People who call 911 to help someone else, or who otherwise get involved with the authorities to help someone else, should have immunity from being arrested as the result of their helping.

Things They Should Invent: retirement homes that AREN'T like high school socially

Apparently retirement homes are like high school.

So someone fix this! Redesign it! Rethink it! Give people more privacy! Locate it somewhere within an easy (for seniors!) walk to amenities and transit so residents aren't dependenton the retirement home to provide their social life!

This only increases my determination to deteriorate and die in my own apartment, forgotten and unnoticed, my automatic pension deposits (if pensions still exist) feeding my automatic rent withdrawal, until someone starts noticing a smell. I quite deliberately left the fishbowl, there's no way I'm going back.

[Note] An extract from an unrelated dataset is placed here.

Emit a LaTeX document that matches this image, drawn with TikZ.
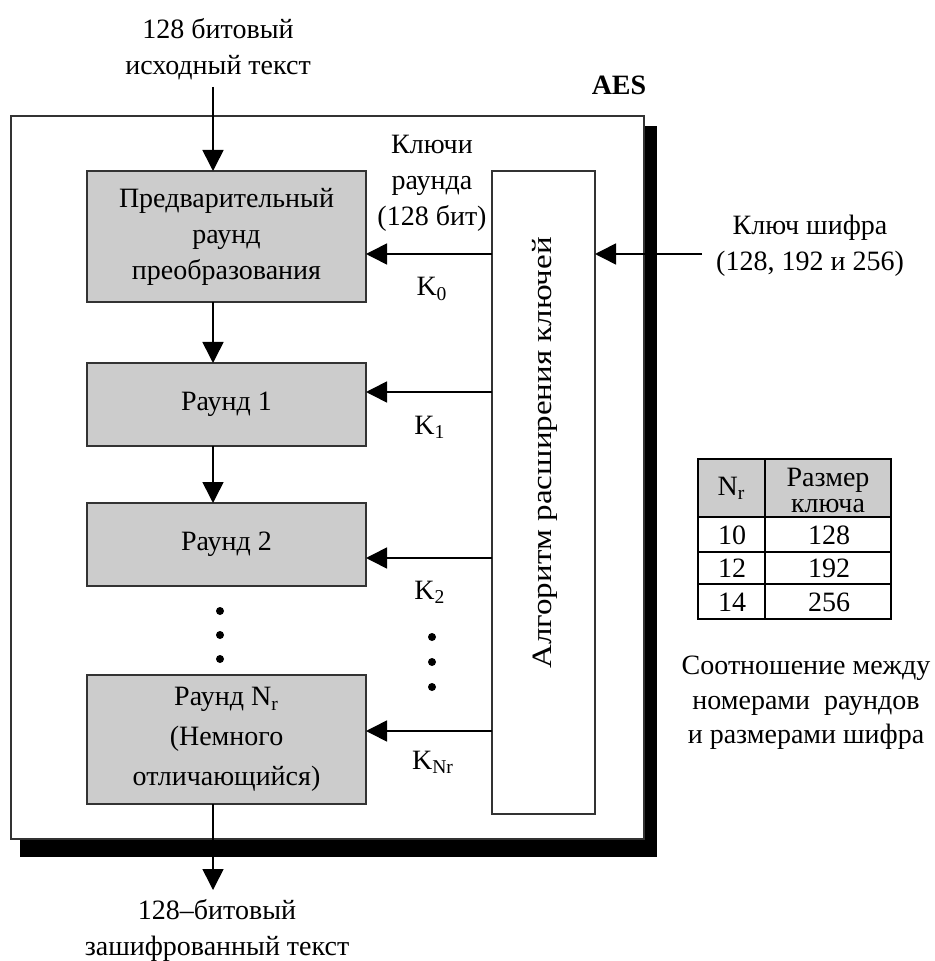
\documentclass[tikz,border=0pt]{standalone}
\usepackage{fontspec}
\setmainfont{Liberation Serif}
\usetikzlibrary{arrows.meta}
\begin{document}
\begin{tikzpicture}[x=0.5pt,y=-0.5pt,
  every node/.style={inner sep=0pt, outer sep=0pt, align=center,
    font=\fontsize{14}{18}\selectfont},
  frame/.style={draw=black!80, line width=1pt, fill=white},
  stage/.style={draw=black!80, line width=1pt, fill=black!20, minimum width=139.5pt},
  flow/.style={draw=black, line width=0.8pt, -{Triangle[length=10.5pt,width=10.5pt]}},
  dotmark/.style={circle, fill=black, minimum size=4pt},
  tabline/.style={draw=black, line width=0.8pt}
]
\useasboundingbox (0,0) rectangle (934,961);

% AES block with its drop shadow
\fill[black] (20,126) rectangle (657,857);
\node[frame, minimum width=316.75pt, minimum height=361.5pt] (aes) at (327.25,477.5) {};
\node[font=\fontsize{14}{18}\selectfont\bfseries] (aeslabel) at (619,85) {AES};

% round stages
\node[stage, minimum height=65.5pt] (b1) at (226.5,236.5) {Предварительный\\раунд\\преобразования};
\node[stage, minimum height=41.5pt] (b2) at (226.5,404.5) {Раунд 1};
\node[stage, minimum height=41.5pt] (b3) at (226.5,544.5) {Раунд 2};
\node[stage, minimum height=64.5pt, font=\fontsize{14}{20}\selectfont] (b4) at (226.5,739.5)
  {Раунд N\textsubscript{r}\\(Немного\\отличающийся)};

\node[dotmark] (d1) at (220,611) {};
\node[dotmark] (d2) at (220,635) {};
\node[dotmark] (d3) at (220,659) {};

% key expansion
\node[frame, minimum width=51.5pt, minimum height=321.5pt] (kexp) at (543.5,492.5) {};
\node[rotate=90] (kexplabel) at (545,453) {\scalebox{1.18}[1]{Алгоритм расширения ключей}};

% main data path
\coordinate (col) at (213,0);
\coordinate (src) at (213,87);
\coordinate (dst) at (213,890);
\draw[flow] (src) -- (b1.north -| col);
\draw[flow] (b1.south -| col) -- (b2.north -| col);
\draw[flow] (b2.south -| col) -- (b3.north -| col);
\draw[flow] (b4.south -| col) -- (dst);

\node (srclabel) at (218,49) {128 битовый\\исходный текст};
\node (dstlabel) at (217,930) {128–битовый\\зашифрованный текст};

% round keys
\coordinate (k0) at (0,254);
\coordinate (k1) at (0,392);
\coordinate (k2) at (0,558);
\coordinate (kn) at (0,731);
\draw[flow] (kexp.west |- k0) -- (b1.east |- k0);
\draw[flow] (kexp.west |- k1) -- (b2.east |- k1);
\draw[flow] (kexp.west |- k2) -- (b3.east |- k2);
\draw[flow] (kexp.west |- kn) -- (b4.east |- kn);

\node (rklabel) at (432,183) {Ключи\\раунда\\(128 бит)};
\node (k0l) at (432,289) {K\textsubscript{0}};
\node (k1l) at (430,427) {K\textsubscript{1}};
\node (k2l) at (430,592) {K\textsubscript{2}};
\node (knl) at (433,762) {K\textsubscript{Nr}};
\node[dotmark] (e1) at (432,637) {};
\node[dotmark] (e2) at (432,662) {};
\node[dotmark] (e3) at (432,687) {};

% cipher key input
\coordinate (cin) at (702,254);
\draw[flow] (cin) -- (kexp.east |- k0);
\node (cinlabel) at (810,246) {Ключ шифра\\(128, 192 и 256)};

% rounds versus key size
\fill[black!20] (698,459) rectangle (891,517);
\draw[tabline] (698,459) rectangle (891,619);
\draw[tabline] (765,459) -- (765,619);
\draw[tabline] (698,517) -- (891,517);
\draw[tabline] (698,552) -- (891,552);
\draw[tabline] (698,584) -- (891,584);
\node (th1) at (731.5,488) {N\textsubscript{r}};
\node[font=\fontsize{14}{13}\selectfont] (th2) at (828,490) {Размер\\ключа};
\node (r1a) at (732,535) {10};
\node (r1b) at (829,535) {128};
\node (r2a) at (732,568) {12};
\node (r2b) at (829,568) {192};
\node (r3a) at (732,602) {14};
\node (r3b) at (829,602) {256};
\node[font=\fontsize{14}{17.25}\selectfont] (caption) at (806,703)
  {Соотношение между\\номерами\ \ раундов\\и размерами шифра};
\end{tikzpicture}
\end{document}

It is possible to make institutional environments not like high school. I lived and worked on campus throughout my undergrad, but I didn't feel like I was in the fishbowl. I can't articulate why it worked, but it did. So someone better figure out how to do the same thing with retirement homes.

Sunday, May 25, 2008

Low-flying planes

Today in my five-minute walk to Shopper's, I saw two different airplanes that seemed to be flying really low, like way lower than usual. This was around maybe 3 or 4 pm. I'm in midtown, nowhere near the airport. Anyone else see anything like this?